My two boys are so mean to each other. I do not know how to break the cycle. Besides, I used to misbehave myself in the past, and that has been transferred to my son.
I am pretty desperate. I should have started when they were young, but now they are too old to learn new tricks. Help!
Please don’t despair. Wherever there’s life, there’s hope.
When our children were younger, consistently applying the tips in this post was enough to keep any fighting to a bare minimum. Our kids would still wrestle and rough house from time to time — especially the boys, as that sort of play seems to be hardwired into their natures — but it was seldom done in a mean-spirited way.
At some point, though, if kids haven’t learned to get along, the conflicts escalate. They go from occasionally squabbling over toys to acting as if they despise one another.
Even then, with lots of prayer, patience, and perseverance, I believe the situation can be turned around.
Here are six things to keep in mind as you tackle the problem:
Hormones make it harder.
Emotions run high when kids enter puberty, and that isn’t just true for girls. Anytime our family has had an issue with two siblings struggling to get along, either one or both of them has been in that transitional phase. I say this not to justify bad behavior, but to raise awareness of a big contributing factor.
I recommend sitting the offenders down and explaining to them why they suddenly feel so sensitive about things they normally wouldn’t give a second thought. Explain that their hormones will eventually settle down as they adjust to their changing bodies, but in the meantime, they need to show one another a little grace and do their best not to purposely provoke each other.
Set a good example.
I understand that constant bickering takes a toll on even the steadiest of nerves, but you must make sure your reaction to the strife isn’t compounding it.
If your children are yelling and fighting and out of control, they do not need a parent yelling and cursing and out of control, as well. Keep your cool and deal with the fighting in a calm and rational way.
Separation sometimes helps.
During those hormonal phases, it may be necessary to shuffle room assignments to provide a little extra buffer for the two who seem to continually be getting on one another’s nerves. Sometimes older kids will boss younger ones around and treat them like slaves; sometimes younger kids will intentionally pick at older ones just to get a rise out of them. Neither of these dynamics is healthy for either party.

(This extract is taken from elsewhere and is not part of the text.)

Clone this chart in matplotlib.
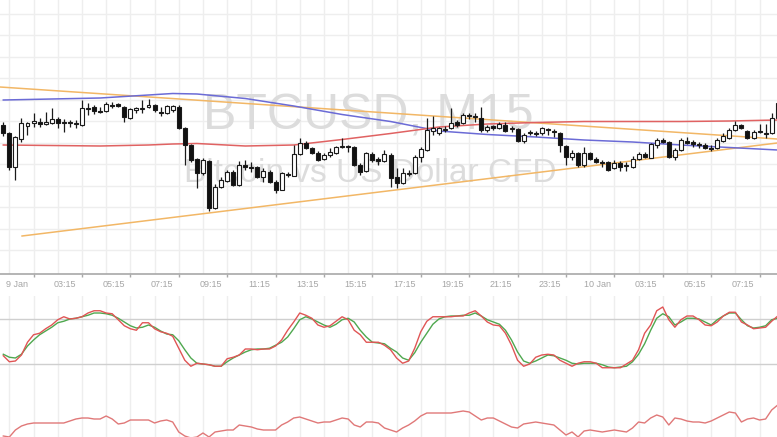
import matplotlib
matplotlib.use('Agg')
import matplotlib.pyplot as plt
import numpy as np

# ---------------- data (BTCUSD M15) ----------------
opens = [875, 867, 833, 861, 874, 877, 878, 876, 877, 881, 878, 878, 877, 875, 891.5, 893, 889, 889, 895, 896,
         893, 882, 890, 891.5, 893, 895, 888, 887, 890, 893, 872, 855, 841, 827, 839, 792, 813, 819, 828, 815,
         835, 833, 833, 823, 828, 818, 810, 826.5, 824, 846, 857, 852, 847, 841, 845, 847, 853.5, 854, 853, 835,
         829, 846, 841, 839, 845, 823, 817, 826.5, 827, 843, 850, 869, 867, 870.5, 872, 878, 877, 885, 884, 882,
         870, 874, 872, 875, 871.5, 871, 859, 867, 867, 867, 871, 869, 867, 854, 843, 847, 835, 847, 841, 838,
         838, 832, 837, 835, 833, 841, 846, 842, 855, 860, 858, 843, 850, 859, 858, 856, 855, 852, 852, 859,
         862, 870, 875, 869, 862, 869, 867, 867, 882]
highs = [878, 868, 864, 882, 878, 887, 882, 888, 892, 883, 881, 880, 880, 900, 897, 895, 893, 898, 898, 897,
         894, 892, 893, 900, 901, 896, 893, 895, 895, 895, 873, 856, 842, 842, 840, 816, 823, 830, 830, 839,
         840, 838, 834, 832, 830, 820, 828, 828, 855, 862, 859, 853, 849, 847, 852, 854, 862, 855, 854, 837,
         848, 848, 843, 850, 847, 832, 832, 830, 845, 853, 882, 884, 873, 874, 892, 880, 887, 887, 887, 893,
         875, 875, 878, 878, 874, 872, 867, 870, 869, 873, 872, 871, 868, 855, 850, 848, 853, 848, 843, 840,
         839, 840, 839, 838, 844, 848, 848, 857, 862, 862, 859, 852, 862, 863, 860, 858, 857, 855, 862, 867,
         872, 879, 876, 870, 870, 876, 876, 887, 903]
lows = [864, 830, 820, 858, 865, 873, 873, 875, 876, 872, 868, 873, 872, 874, 885, 886, 887, 888, 892, 893,
        878, 881, 887, 887, 892, 888, 884, 886, 888, 871, 835, 838, 812, 825, 789, 791, 812, 818, 814, 814,
        830, 828, 822, 818, 817, 807, 810, 823, 824, 845, 851, 846, 839, 840, 843, 846, 852, 848, 834, 825,
        828, 838, 835, 838, 813, 812, 816, 824, 826, 838, 849, 865, 865, 868, 871, 873, 876, 881, 878, 868,
        868, 870, 871, 868, 868, 858, 857, 865, 864, 865, 865, 863, 848, 835, 840, 833, 833, 840, 837, 833,
        829, 831, 829, 829, 832, 840, 842, 842, 852, 857, 842, 840, 849, 856, 853, 852, 851, 849, 851, 858,
        861, 869, 871, 861, 861, 867, 862, 866, 882]
closes = [867, 833, 863, 877, 877, 879, 876, 878, 881, 877, 877, 877.5, 876.5, 892, 892, 889, 888.5, 896, 894.5, 894,
          883, 891, 892, 892, 895, 890, 887.5, 894, 894, 872, 855, 840, 827, 840, 792, 813, 820, 828, 815, 835,
          833.5, 832.5, 823, 829, 818, 810, 827, 825.5, 846, 857, 852, 847, 840, 845, 848, 853, 854, 853, 835, 828,
          847, 840, 839, 846, 822, 817, 827, 827, 843, 851, 870, 872, 872, 871, 877, 875, 885, 884.5, 883.5, 870,
          873, 872, 876, 869, 872, 859, 865, 868, 866.5, 872, 870, 868.5, 855, 843, 847, 835, 847, 841, 838, 837.5,
          830, 837, 833, 834.5, 841, 846, 843, 856, 860, 858, 843, 850, 860, 857, 856, 855.5, 852, 851.5, 860, 864,
          870, 875, 872, 862, 868, 868, 866.5, 882, 897]

ma_idx = [0, 8, 16, 24, 28, 32, 40, 48, 56, 64, 72, 80, 88, 96, 104, 112, 120, 128]
ma_blue = [900, 901, 902, 905, 906.5, 906, 901.5, 894, 885.5, 878.5, 869, 865.5, 863, 860, 858, 855, 852.5, 850]
ma_red = [855, 854.5, 854, 855, 856, 856.5, 854, 855, 860.5, 866.5, 873, 876, 877.5, 878.5, 878.5, 878.5, 879, 880]

trend_upper_idx = [-0.55, 127.9]
trend_upper = [913, 861]
trend_lower_idx = [3.1, 127.9]
trend_lower = [764, 857]

stoch_k = [31, 23, 24, 32, 49, 59, 61, 67, 72, 79, 83, 80, 81, 83, 88, 91, 91, 88, 87, 79,
           71, 67, 65, 75, 75, 67, 63, 61, 57, 41, 25, 17, 21, 20, 19, 17, 17, 27, 29, 32,
           40, 40, 39, 40, 40, 44, 52, 65, 76, 88, 85, 81, 72, 69, 71, 77, 83, 79, 65, 59,
           49, 49, 49, 45, 39, 28, 21, 24, 41, 63, 77, 83, 83, 83, 83, 84, 84, 88, 91, 84,
           76, 72, 71, 61, 45, 25, 17, 20, 29, 32, 33, 32, 25, 21, 17, 21, 23, 23, 21, 15,
           15, 15, 15, 20, 25, 39, 61, 72, 91, 96, 79, 69, 79, 84, 84, 79, 72, 71, 76, 84,
           89, 89, 76, 72, 67, 68, 69, 77, 84]
stoch_d = [33, 29, 28, 33, 44, 52, 59, 64, 69, 75, 77, 80, 81, 83, 85, 88, 88, 87, 85, 81,
           76, 71, 68, 69, 72, 69, 64, 60, 59, 51, 39, 28, 21, 20, 19, 17, 17, 23, 28, 32,
           36, 39, 40, 40, 41, 45, 49, 56, 67, 79, 83, 80, 76, 72, 69, 73, 79, 81, 76, 65,
           56, 49, 48, 47, 41, 36, 28, 25, 35, 49, 61, 73, 80, 83, 84, 84, 85, 85, 88, 84,
           79, 76, 73, 65, 52, 36, 24, 21, 24, 28, 32, 31, 28, 25, 21, 20, 21, 21, 21, 19,
           16, 15, 16, 17, 23, 33, 47, 65, 81, 87, 83, 72, 76, 81, 81, 80, 76, 72, 79, 84,
           88, 88, 79, 71, 68, 69, 71, 79, 81]
stoch_levels = [80, 20]

rsi = [44, 43, 50, 54, 56, 57, 57, 57, 57, 57, 57, 59, 61, 62, 62, 61, 61, 64, 61, 56,
       57, 60, 60, 60, 60, 57, 59, 60, 58, 48, 44, 42, 43, 47, 43, 48, 49, 50, 50, 55,
       54, 53, 51, 50, 50, 50, 55, 58, 62, 63, 61, 59, 57, 58, 58, 60, 62, 61, 55, 53,
       58, 58, 57, 52, 50, 48, 52, 55, 59, 64, 67, 67, 67, 67, 67, 68, 69, 68, 64, 60,
       62, 62, 59, 56, 53, 52, 56, 57, 58, 57, 56, 55, 50, 45, 48, 43, 49, 50, 49, 48,
       49, 50, 49, 48, 52, 58, 57, 62, 65, 63, 55, 62, 61, 59, 58, 58, 57, 59, 62, 65,
       68, 67, 58, 61, 62, 60, 61, 70, 75]

tick_labels = ["9 Jan", "03:15", "05:15", "07:15", "09:15", "11:15", "13:15", "15:15",
               "17:15", "19:15", "21:15", "23:15", "10 Jan", "03:15", "05:15", "07:15"]

# ---------------- figure ----------------
W, H = 777, 437
plt.rcParams['font.family'] = ['Liberation Sans', 'DejaVu Sans']
fig = plt.figure(figsize=(W / 100, H / 100), dpi=100, facecolor='white')

def rect(top, bottom):
    return [0, 1 - bottom / H, 1, (bottom - top) / H]

ax = fig.add_axes(rect(0, 274))
ax_st = fig.add_axes(rect(296, 390))
ax_rsi = fig.add_axes(rect(390, 437))

XMIN, XMAX = -0.545, 127.88
n = len(opens)
idx = np.arange(n)

grid_c = '#eeeeee'
vgrid = np.arange(1, 130, 4)
for a in (ax, ax_st, ax_rsi):
    a.set_facecolor('none')
    a.set_xlim(XMIN, XMAX)
    for s in a.spines.values():
        s.set_visible(False)
    a.set_yticks([])
    for gx in vgrid:
        a.axvline(gx, color=grid_c, lw=1, zorder=0)

# main panel
ax.set_ylim(726, 1000)
for gy in np.arange(750, 1000, 21.5):
    ax.axhline(gy, color=grid_c, lw=1, zorder=0)

ax.text(0.474, 1 - 117 / 274, "BTCUSD, M15", transform=ax.transAxes, ha='center', va='center',
        fontsize=36, color='#dcdcdc', zorder=1)
ax.text(0.476, 1 - 174 / 274, "Bitcoin vs US Dollar CFD", transform=ax.transAxes, ha='center',
        va='center', fontsize=24, color='#dcdcdc', zorder=1)

ax.plot(trend_upper_idx, trend_upper, color='#f2b766', lw=1.1, zorder=2)
ax.plot(trend_lower_idx, trend_lower, color='#f2b766', lw=1.1, zorder=2)
ax.plot(ma_idx, ma_blue, color='#6b6bd6', lw=1.1, zorder=2)
ax.plot(ma_idx, ma_red, color='#e06262', lw=1.1, zorder=2)

o = np.array(opens, float); c = np.array(closes, float)
hi = np.array(highs, float); lo = np.array(lows, float)
ax.vlines(idx, lo, hi, color='#1a1a1a', lw=0.9, zorder=3)
bottoms = np.minimum(o, c)
heights = np.maximum(np.abs(c - o), 0.9)
colors = np.where(c >= o, 'white', '#111111')
ax.bar(idx, heights, bottom=bottoms, width=0.66, color=colors, edgecolor='#1a1a1a',
       linewidth=0.8, zorder=4)

ax.spines['bottom'].set_visible(True)
ax.spines['bottom'].set_color('#a8a8a8')
ax.spines['bottom'].set_linewidth(1.2)
label_pos = 2.25 + 8 * np.arange(len(tick_labels))
ax.set_xticks(label_pos)
ax.set_xticklabels(tick_labels)
ax.tick_params(axis='x', which='major', length=0, pad=4, labelsize=6.5, labelcolor='#a5a5a5')
ax.set_xticks(5 + 8 * np.arange(16), minor=True)
ax.tick_params(axis='x', which='minor', length=2.5, width=1, color='#a8a8a8', direction='out')

# stochastic panel
ax_st.set_ylim(-14.67, 110.67)
for lv in stoch_levels:
    ax_st.axhline(lv, color='#cfcfcf', lw=1, zorder=1)
ax_st.plot(idx, stoch_d, color='#4fa84f', lw=1.0, zorder=2)
ax_st.plot(idx, stoch_k, color='#e05555', lw=1.0, zorder=3)
ax_st.set_xticks([])

# RSI panel
ax_rsi.set_ylim(43, 90)
ax_rsi.plot(idx, rsi, color='#e07878', lw=1.0, zorder=2)
ax_rsi.set_xticks([])

fig.savefig('out.png', dpi=100, facecolor='white')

Giving each a little space allows both to mature beyond any antagonizing behaviors while (hopefully) sparing the relationship permanent damage.
Evaluate peer influences.
For reasons I cannot comprehend, some kids think it’s cool to treat their little brothers and sisters like second class citizens. Be sure you child is not learning bad habits from friends who are mean to their siblings (or from television programing that models such behavior, including many of the programs on Disney Channel).
The rule at our house has always been, if you can’t get along with your family, you can’t spend time with your friends at all. Granted, this is easier to enforce since we homeschool and are together all day anyway, but as much as possible, you should eliminate time spent with friends who model poor behavior in their own family relationships.
Monitor media use.
Be aware of what your children are watching/playing/listening to, as much of it is violent and will promote violence. But even beyond content, keep track of the time spent with electronic devices. Studies have shown that the more time a child spends staring at a screen, the more unhappy and irritable he becomes. This is true whether the screen belongs to a computer, television set, iPad, or gaming console — and it undoubtedly contributes to family discord.

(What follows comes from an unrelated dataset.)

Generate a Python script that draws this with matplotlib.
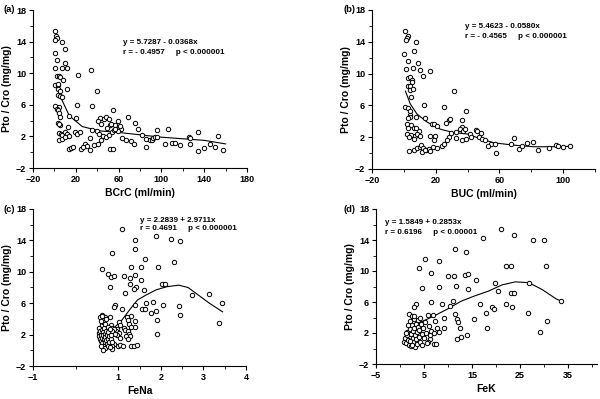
import matplotlib
matplotlib.use("Agg")
import matplotlib.pyplot as plt

plt.rcParams['font.family'] = ['Liberation Sans', 'DejaVu Sans']
plt.rcParams['font.weight'] = 'bold'

# ---------------- data ----------------
a_pts = [(1,15.4),(1.5,14.7),(2,14.4),(1,14.2),(7,14.0),(0.5,12.6),(10,13.0),(2,11.7),(10,11.3),(0.5,10.7),
         (7.4,10.7),(11.5,10.7),(34,10.4),(2,9.7),(4,9.7),(5,9.5),(22,9.8),(8.3,9.1),(1,8.5),(3,8.5),(3.5,8.6),
         (3.8,8.0),(5,7.7),(12,8.0),(39.6,7.8),(3,7.3),(5,7.1),(7.4,7.0),(1,5.8),(4,5.7),(21,6.0),(35,5.9),
         (2,5.5),(3,5.3),(4,4.9),(5,4.5),(55,5.3),(14,4.6),(20,4.3),(43,4.3),(46,4.2),(48,4.4),(51,4.2),
         (69,4.4),(3,3.7),(5.4,3.4),(4,3.6),(57,3.5),(60,3.2),(62,3.0),(75,3.7),(13,3.2),(52,3.4),(78,3.0),
         (106,2.9),(96,2.8),(35,2.8),(4,2.4),(6,2.3),(7.5,2.2),(10,2.5),(12,2.3),(14,2.1),(19,2.6),(21,2.3),
         (24,2.5),(40,2.7),(42,2.3),(45,2.1),(48,1.9),(51,2.2),(54,2.5),(56,2.8),(59,2.7),(82,2.2),(86,1.7),
         (89,1.6),(91,1.5),(92,1.8),(94,1.9),(96,1.9),(126,1.9),(127,1.8),(134,2.6),(153,2.1),(33,1.8),
         (4,1.5),(7,1.7),(10,1.9),(29,1.1),(30,0.8),(63,1.8),(67,1.6),(72,1.4),(74,1.1),(103,1.0),(110,1.2),
         (113,1.2),(117,0.9),(127,1.0),(145,1.0),(150,0.7),(140,0.5),(158,0.3),(134,0.2),(86,0.7),(14,0.4),
         (15.5,0.5),(17,0.7),(25,0.4),(26.5,0.7),(33,0.3),(52,0.4),(55,0.4),(37,0.9),(41,1.1),(44,1.6),
         (41,3.9),(44,3.6),(49,3.1),(53,3.6),(57,2.9),(59,3.9),(61,3.3)]
a_curve_x = [3, 7.4, 14, 26, 42, 60, 80, 100, 120, 140, 160]
a_curve_y = [8.1, 6.5, 4.6, 3.25, 2.7, 2.5, 2.2, 1.9, 1.7, 1.5, 1.05]

b_pts = [(1,15.4),(2.4,14.75),(2,14.5),(1.6,14.2),(7.8,14.0),(6.6,12.9),(0.3,12.5),(2.4,11.6),(8.7,11.3),
         (1.6,10.6),(5.8,10.7),(10.4,10.5),(16.6,10.3),(11.8,9.7),(2.4,9.4),(4,9.6),(5,9.2),(5,9.0),(2.4,8.5),
         (3.8,8.4),(4,7.9),(5.5,8.0),(31.7,7.8),(4.7,7.1),(0.7,5.8),(2.5,5.7),(3.6,5.3),(4,4.8),(25.4,5.8),
         (12.5,6.0),(39,5.3),(4,4.5),(2.6,4.4),(7.6,4.6),(13.3,4.4),(28.4,4.2),(29.2,4.3),(36.3,4.2),
         (17.7,3.7),(18.7,3.6),(20.8,3.4),(2.2,3.7),(4.3,3.5),(2.8,3.2),(6.4,3.1),(9.6,2.8),(7.6,3.1),
         (26.7,3.75),(36.3,3.3),(35,3.0),(37,2.8),(38.4,3.0),(45,2.9),(46,2.75),(48.3,2.5),(29.3,2.5),
         (33,2.6),(2.2,2.4),(4.3,2.25),(3.4,2.0),(6.8,2.2),(8.4,2.4),(10,2.2),(6.4,1.8),(16.6,2.2),
         (19.8,2.1),(19.2,1.7),(41.8,2.4),(42.2,2.0),(33,1.9),(36.8,1.6),(39.3,1.8),(47,2.0),(49,1.8),
         (50.7,1.7),(69.4,1.9),(67.5,1.2),(55,1.1),(57.5,1.1),(53,0.9),(72,0.5),(77,1.25),(81,1.4),(3,0.3),
         (6.4,0.4),(8,0.6),(9.9,0.75),(11,1.0),(11.8,0.6),(14,0.45),(16,0.5),(16.6,0.3),(11.6,0.1),
         (13.5,0.35),(18,0.75),(21,0.6),(24,0.9),(25,1.1),(28.4,2.0),(27,1.6),(58,0.0),(74,0.9),(84,0.4),
         (91,0.6),(95.5,0.96),(96.5,0.85),(99.8,0.8),(104,0.87)]
b_curve_x = [1, 4, 8.3, 14.6, 23, 31, 40, 48, 56.4, 69, 81.6, 92, 104]
b_curve_y = [7.8, 6.2, 4.9, 3.9, 3.0, 2.6, 2.4, 1.8, 1.3, 1.0, 0.8, 0.8, 0.85]

c_pts = [(1.1,15.4),(1.89,14.6),(2.25,14.2),(1.39,14.0),(2.44,13.9),(1.39,12.9),(0.85,12.4),(1.64,11.6),
         (2.30,11.3),(0.61,10.3),(1.29,10.6),(1.53,10.6),(1.93,10.6),(0.76,9.7),(0.83,9.4),(0.89,9.5),
         (1.13,9.5),(1.40,9.6),(1.27,9.2),(1.28,8.5),(1.54,8.9),(1.41,8.0),(1.37,7.8),(0.81,8.0),(2.02,8.4),
         (2.1,8.5),(1.15,7.3),(1.61,7.7),(2.74,7.1),(3.13,7.2),(0.93,5.8),(0.90,5.5),(1.08,5.3),(1.40,5.8),
         (1.55,5.3),(1.63,5.3),(1.65,6.0),(1.81,6.1),(2.04,5.8),(2.42,5.7),(3.44,6.0),(1.78,4.7),(1.89,5.0),
         (2.44,4.5),(1.91,3.9),(1.40,3.7),(1.40,3.0),(3.37,3.5),(1.92,2.1),(1.30,4.4),(1.2,4.2),(1.23,3.8),
         (1.26,3.4),(1.3,3.0),(1.14,2.9),(1.17,2.6),(1.22,2.4),(1.25,2.1),(1.27,1.8),(1.19,1.8),(1.24,1.5),
         (1.03,3.6),(1.05,3.2),(0.98,2.7),(0.95,2.4),(1.01,2.2),(0.98,1.9),(1.04,1.6),(0.83,3.2),(0.86,2.9),
         (0.89,2.7),(0.81,2.6),(0.86,2.4),(0.92,2.1),(1.0,0.6),(1.05,0.7),(1.12,0.6),(1.31,0.6),(1.38,0.6),
         (1.43,0.65),(0.89,0.75),(0.85,0.55),(0.86,0.2),(0.61,4.5),(0.68,4.3),(0.64,3.9),(0.8,4.3),
         (0.55,2.8),(0.55,2.2),(0.56,1.8),(0.57,1.5),(0.58,2.5),(0.6,2.0),(0.6,1.2),(0.61,3.2),(0.62,2.6),
         (0.62,1.6),(0.63,0.9),(0.64,2.3),(0.65,1.9),(0.65,3.6),(0.66,1.4),(0.66,0.6),(0.67,2.8),(0.68,2.1),
         (0.68,1.1),(0.69,3.3),(0.7,1.7),(0.7,0.3),(0.71,2.5),(0.72,1.3),(0.72,4.0),(0.73,0.8),(0.74,2.0),
         (0.75,1.5),(0.75,3.0),(0.76,0.5),(0.77,2.3),(0.78,1.0),(0.79,1.8),(0.8,2.7),(0.8,0.4),(0.82,1.4),
         (0.84,2.0),(0.85,1.1),(0.57,4.2),(0.6,3.7),(0.65,0.1),(0.63,4.4),(0.59,0.5)]
c_curve_x = [0.64, 0.89, 1.08, 1.26, 1.45, 1.64, 1.89, 2.14, 2.42, 2.64, 2.89, 3.14, 3.45]
c_curve_y = [2.4, 2.8, 3.8, 5.1, 6.4, 7.0, 7.7, 8.1, 8.3, 8.0, 7.0, 6.0, 4.9]

d_pts = [(21.1,15.4),(23.7,14.6),(17.3,14.2),(27.7,14.0),(30.0,14.0),(11.4,12.9),(13.8,12.5),(5.1,11.6),
         (8.2,11.3),(3.9,10.4),(22.0,10.6),(23.2,10.6),(30.4,10.6),(6.4,9.7),(9.9,9.4),(11.2,9.3),(13.6,9.5),
         (14.1,9.6),(15.8,8.8),(8.2,8.0),(11.7,8.1),(19.8,8.5),(26.8,8.4),(4.5,7.8),(14.2,7.7),(20.3,7.4),
         (23.1,7.1),(23.8,7.2),(3.3,5.8),(3.0,5.4),(6.5,6.0),(8.7,5.8),(10.3,5.5),(11.0,6.1),(16.6,5.8),
         (22.0,5.8),(23.4,5.3),(19.2,5.3),(19.6,5.1),(33.6,6.1),(5.8,4.3),(6.8,4.3),(11.5,4.4),(15.4,3.8),
         (26.6,4.6),(17.9,4.6),(11.9,3.75),(12.1,3.4),(30.6,3.5),(9.2,3.9),(7.2,3.6),(18.1,2.7),(12.5,2.7),
         (9.1,2.7),(8.2,2.1),(29.2,2.1),(14.0,1.8),(12.6,1.45),(11.8,1.2),(7.0,0.6),(7.5,0.6),(6.2,1.2),
         (5.8,0.8),(0.8,0.9),(1.0,1.3),(1.2,0.7),(1.4,1.7),(1.5,2.1),(1.6,1.1),(1.8,0.5),(1.9,4.4),(2.0,3.5),
         (2.1,2.5),(2.2,1.9),(2.3,0.3),(2.4,4.2),(2.5,3.0),(2.6,1.4),(2.7,2.2),(2.8,0.8),(2.9,3.8),(3.0,2.6),
         (3.1,1.8),(3.2,0.2),(3.3,3.2),(3.4,1.2),(3.5,2.1),(3.6,0.6),(3.7,3.7),(3.8,2.8),(3.9,1.5),(4.0,2.4),
         (4.2,0.9),(4.3,3.1),(4.5,1.9),(4.6,0.4),(4.8,2.6),(5.0,1.3),(5.2,3.4),(5.4,2.0),(5.6,0.7),(6.0,2.9),
         (6.3,1.7),(1.3,2.0),(2.0,1.0),(2.5,0.5),(1.7,3.0),(3.0,4.2),(4.1,3.9),(6.5,2.3),(7.0,2.0),(7.7,2.6)]
d_curve_x = [2.5, 4.3, 7.1, 9.9, 12.7, 15.6, 18.4, 21.2, 24.0, 26.8, 29.6, 32.5, 33.6]
d_curve_y = [2.85, 3.4, 4.2, 5.1, 6.1, 6.8, 7.4, 8.2, 8.6, 8.5, 7.6, 6.4, 6.1]

panel_labels = ['(a)', '(b)', '(c)', '(d)']
x_labels = ['BCrC (ml/min)', 'BUC (ml/min)', 'FeNa', 'FeK']
y_label = 'Pto / Cro (mg/mg)'
eq1 = ['y = 5.7287 - 0.0368x', 'y = 5.4623 - 0.0580x', 'y = 2.2839 + 2.9711x', 'y = 1.5849 + 0.2853x']
eq2 = ['r = - 0.4957     p < 0.000001', 'r = - 0.4565     p < 0.000001',
       'r = 0.4691     p < 0.000001', 'r = 0.6196     p < 0.00001']

x_major = [[-20, 20, 60, 100, 140, 180], [-20, 20, 60, 100], [-1, 1, 2, 3, 4], [-5, 5, 15, 25, 35]]
x_minor = [[0, 40, 80, 120, 160], [0, 40, 80, 120], [0, 1.5, 2.5, 3.5], [0, 10, 20, 30, 40]]
y_major = [-2, 2, 6, 10, 14, 18]
y_minor = [0, 4, 8, 12, 16]

# ---------------- layout ----------------
W, H = 600, 399
fig = plt.figure(figsize=(6.0, 3.99), dpi=100)

def px_axes(l, r, t, b):
    return fig.add_axes([l / W, 1 - b / H, (r - l) / W, (b - t) / H])

specs = [
    dict(box=(33, 247, 10, 168), xlim=(-20, 180), pts=a_pts, cx=a_curve_x, cy=a_curve_y,
         lab=(3, 9), eq=(123, 43)),
    dict(box=(372, 595, 10, 169), xlim=(-20, 120), pts=b_pts, cx=b_curve_x, cy=b_curve_y,
         lab=(343, 9), eq=(465, 27)),
    dict(box=(33, 246, 209, 366), xlim=(-1, 4), pts=c_pts, cx=c_curve_x, cy=c_curve_y,
         lab=(3, 209), eq=(140, 220)),
    dict(box=(376, 597, 209, 364), xlim=(-5, 41), pts=d_pts, cx=d_curve_x, cy=d_curve_y,
         lab=(343, 209), eq=(385, 223)),
]

for i, s in enumerate(specs):
    l, r, t, b = s['box']
    ax = px_axes(l, r, t, b)
    xs = [p[0] for p in s['pts']]
    ys = [p[1] for p in s['pts']]
    ax.scatter(xs, ys, s=10, facecolors='white', edgecolors='black', linewidths=0.7, zorder=3, clip_on=False)
    ax.plot(s['cx'], s['cy'], color='black', lw=0.8, zorder=2)
    ax.set_xlim(*s['xlim'])
    ax.set_ylim(-2, 18)
    ax.set_xticks(x_major[i])
    ax.set_xticks(x_minor[i], minor=True)
    ax.set_yticks(y_major)
    ax.set_yticks(y_minor, minor=True)
    for sp in ('top', 'right'):
        ax.spines[sp].set_visible(False)
    for sp in ('left', 'bottom'):
        ax.spines[sp].set_linewidth(0.8)
    ax.tick_params(which='major', direction='out', length=3, width=0.8, labelsize=6.5, pad=2)
    ax.tick_params(which='minor', direction='out', length=2, width=0.6)
    for lbl in ax.get_xticklabels() + ax.get_yticklabels():
        lbl.set_fontweight('bold')
    ax.set_xlabel(x_labels[i], fontsize=7.5, fontweight='bold', labelpad=3)
    ax.set_ylabel(y_label, fontsize=7.5, fontweight='bold', labelpad=3)
    lx, ly = s['lab']
    fig.text(lx / W, 1 - ly / H, panel_labels[i], fontsize=6.8, fontweight='bold', va='center', ha='left')
    ex, ey = s['eq']
    fig.text(ex / W, 1 - ey / H, eq1[i], fontsize=5.8, fontweight='bold', va='center', ha='left')
    fig.text(ex / W, 1 - (ey + 9) / H, eq2[i], fontsize=5.8, fontweight='bold', va='center', ha='left')

fig.savefig('out.png', dpi=100)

Whenever our kids start having trouble getting along, we immediately restrict access to all digital media. Being dependent on one another as playmates for fun (rather than relying on video programing or games for entertainment) does an amazing job of fostering friendship among brothers and sisters!
Replace bad habits with good.
It will never be enough to tell your children to “stop being so mean to one another.” That will just create a big void that will quickly collapse if not filled with something better. Instead, help them replace the bad with good, replace hateful actions with loving actions, cutting remarks with encouraging remarks, disgusted smirks with warm smiles.
We sometimes require siblings who are at odds to generate lists: “10 thoughtful things I could do for (fill in the blank)” or “12 things I love and appreciate about (insert sibling’s name here).” It’s a practical way of applying the command in Philippians 4:8 to set our minds on things that are true, noble, right, pure, lovely and admirable.
I imagine anybody who has been a parent to more than one child for any length of time has had to deal with sibling conflicts at some point. Readers? Tell me, what one thing has been most helpful in your family to keep the fighting at bay?